The slow part isn't signing — it's placement
The signing itself is fast. What eats time is the setup before it: uploading a document, then dragging a signature box, a date field, an initials field, and a few text inputs onto exactly the right spots — for every document, every time. For a one-off agreement that's tolerable. For a contract you send a hundred times, or one your own application generates on the fly, hand-placing fields is the bottleneck.
There are two ways to kill that bottleneck. One is reusable templates, where you place fields once and reuse the layout. The other — for documents that are generated by another system, or change layout often — is field tags: text markers inside the PDF that tell Hosting Sign where to put each field automatically.
How field tags work
A field tag is just a piece of text in your document, written in a simple syntax, that the platform recognizes and converts into a real, interactive field.
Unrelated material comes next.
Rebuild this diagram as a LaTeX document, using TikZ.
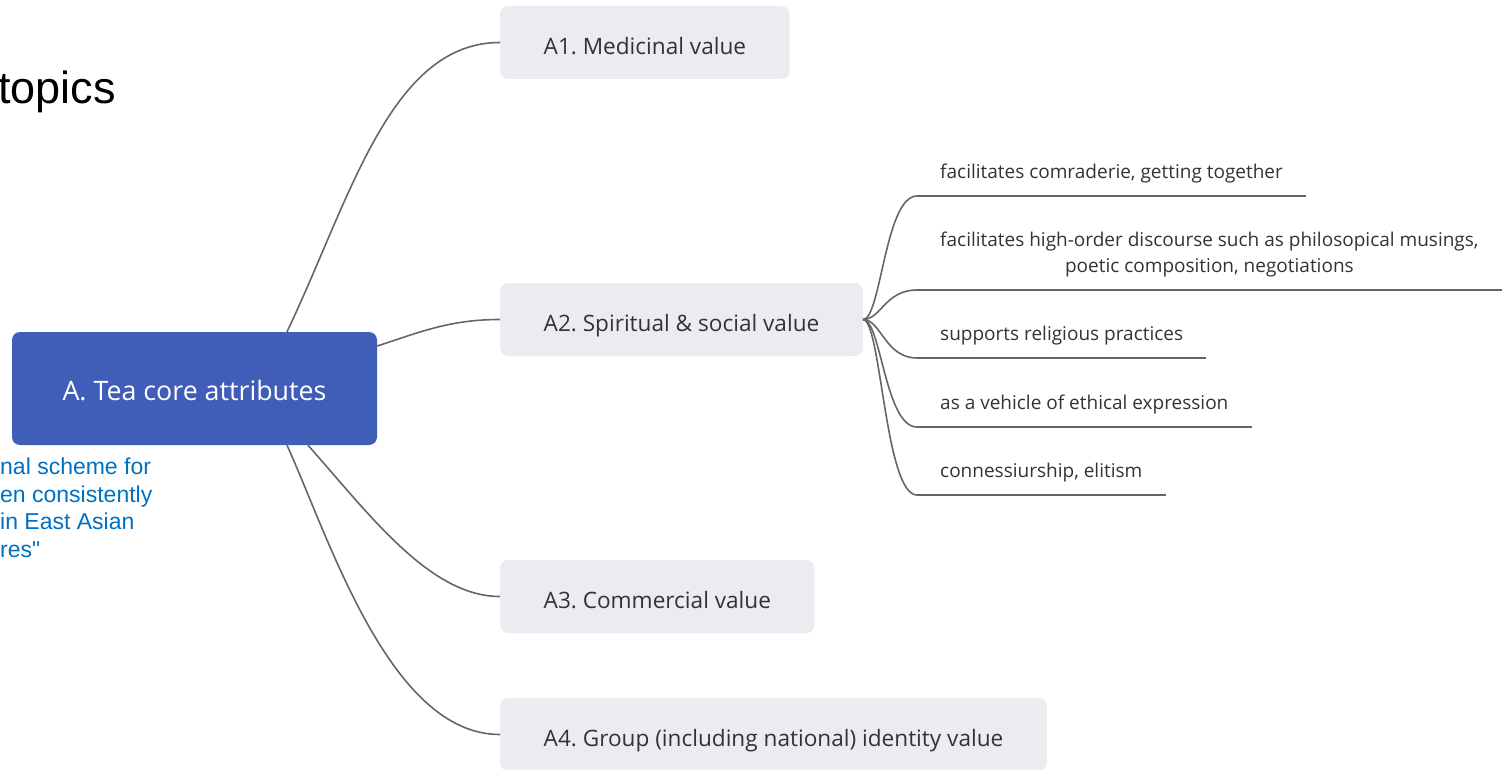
\documentclass[tikz,border=0pt]{standalone}
\usepackage{fontspec}
\setmainfont{Open Sans}
\newfontfamily\arialfont{Liberation Sans}
\frenchspacing

\definecolor{rootblue}{HTML}{405DB8}
\definecolor{boxgray}{HTML}{EBECF0}
\definecolor{linegray}{HTML}{666666}
\definecolor{textgray}{HTML}{333333}
\definecolor{noteblue}{HTML}{0070C0}

\tikzset{
  topicbox/.style={fill=boxgray, rounded corners=8pt, anchor=west, minimum height=73pt,
    inner xsep=43.5pt, text height=26pt, text depth=2pt, text=textgray,
    font=\fontsize{22.6}{27}\selectfont},
  leaf/.style={anchor=south west, inner xsep=23pt, inner ysep=0pt, text depth=17pt,
    align=center, text=textgray, font=\fontsize{19}{26.7}\selectfont},
  branch/.style={draw=linegray, line width=1.6pt},
}

\begin{document}
\begin{tikzpicture}[x=1pt,y=-1pt]
  \useasboundingbox (0,0) rectangle (1505,770);

  % Cut-off title and note on the left
  \node[font=\arialfont\fontsize{45}{50}\selectfont, anchor=base east, inner sep=0pt] (title) at (116,104) {topics};
  \node[font=\arialfont\fontsize{23}{27.7}\selectfont, text=noteblue, align=left,
    anchor=north west, inner sep=0pt] (note) at (0,457.5) {nal scheme for\\en consistently\\in East Asian\\res"};

  % Central topic
  \node[fill=rootblue, rounded corners=8pt, minimum width=365pt, minimum height=113pt,
    text height=23.5pt, text depth=0pt, text=white, font=\fontsize{26.8}{30}\selectfont]
    (root) at (194.5,388.5) {A. Tea core attributes};

  % Main topics
  \node[topicbox] (a1) at (500,42.5) {A1. Medicinal value};
  \node[topicbox] (a2) at (500,319.5) {A2. Spiritual \& social value};
  \node[topicbox] (a3) at (500,596.5) {A3. Commercial value};
  \node[topicbox] (a4) at (500,734.5) {A4. Group (including national) identity value};

  % Subtopics of A2
  \node[leaf] (s1) at (917,196) {facilitates comraderie, getting together};
  \node[leaf] (s2) at (917,290) {facilitates high-order discourse such as philosopical musings,\\poetic composition, negotiations};
  \node[leaf] (s3) at (917,358) {supports religious practices};
  \node[leaf] (s4) at (917,427) {as a vehicle of ethical expression};
  \node[leaf] (s5) at (917,495) {connessiurship, elitism};

  % Branches from the central topic
  \draw[branch] ([xshift=92.5pt]root.north) .. controls +(63,-132) and +(-110,0) .. (a1.west);
  \draw[branch] ([yshift=42.5pt]root.east) .. controls +(43,-14) and +(-50,0) .. (a2.west);
  \draw[branch] ([xshift=113.5pt]root.south) .. controls +(62,70) and +(-70,0) .. (a3.west);
  \draw[branch] ([xshift=92.5pt]root.south) .. controls +(43,95) and +(-110,0) .. (a4.west);

  % Branches and underlines of the subtopics
  \foreach \s in {s1,s2,s3,s4,s5} {
    \draw[branch] (a2.east) .. controls +(18,0) and +(-32,0) .. (\s.south west);
    \draw[branch] (\s.south west) -- (\s.south east);
  }
\end{tikzpicture}
\end{document}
Instead of dragging a signature box onto the page, you type a marker where the box should go, and the field-tag API reads the PDF's text layer on upload and drops the field exactly there.
The vocabulary covers the common field types:
{{signature}}— a signature field.{{text:Label}}— a text input, labeled for the signer.{{radio:A|B|C}}— a radio group with the given options.
Put {{signature}} at the bottom of your contract and the signature field lands there. Put {{text:Job Title}} next to a line and the signer gets a labeled box in that spot. The document defines its own fields; you place nothing by hand.
Why this matters for generated documents
The real power shows up when another system produces the PDF. If your contract is assembled from a Word template, a billing system, or your own app's document generator, you control the text — which means you control the tags. Bake the markers into the source template once, and every PDF that system produces arrives already knowing where its fields go.
That's what makes field tags the natural partner to programmatic signing. Combined with embedded signing, your application can generate a document, hand it to Hosting Sign, and have a fully fielded envelope ready to sign — with no human ever opening a field editor. The layout can change with every document and the fields still land correctly, because they're defined by the content, not by a fixed template overlay.
Tags vs. templates: when to use which
Both eliminate hand-placement, but they fit different shapes of work:
- Use a template when the document is stable and you send the same layout repeatedly — an NDA, a standard order form, an onboarding packet. You place fields once in a visual editor and reuse them, and you get extras like saved routing and merge fields.
- Use field tags when the document is generated or varies — output from another system, contracts assembled per deal, anything where the page layout isn't fixed. The tags travel inside the file, so the fields follow the content wherever it ends up on the page.
Many teams use both: templates for their standard agreements, tags for the documents their other tools spit out.
Getting the tags right
A few practical notes so the auto-placement is clean:
- Tags read from the text layer. They need to be real, selectable text in the PDF — not part of a scanned image or a flattened graphic. If your generator outputs true text, you're set.
- Place the tag where you want the field. The field anchors to the tag's position, so put the marker exactly where the box should sit, and give it room.
- Test once per template. Send a single envelope to yourself, confirm every field landed where you intended, then trust the layout for the rest.
Field tags turn "set up the document" from a drag-and-drop chore into a property of the document itself. Write the markers once — or have your system write them — and every PDF places its own fields, every time, with no editor in the loop.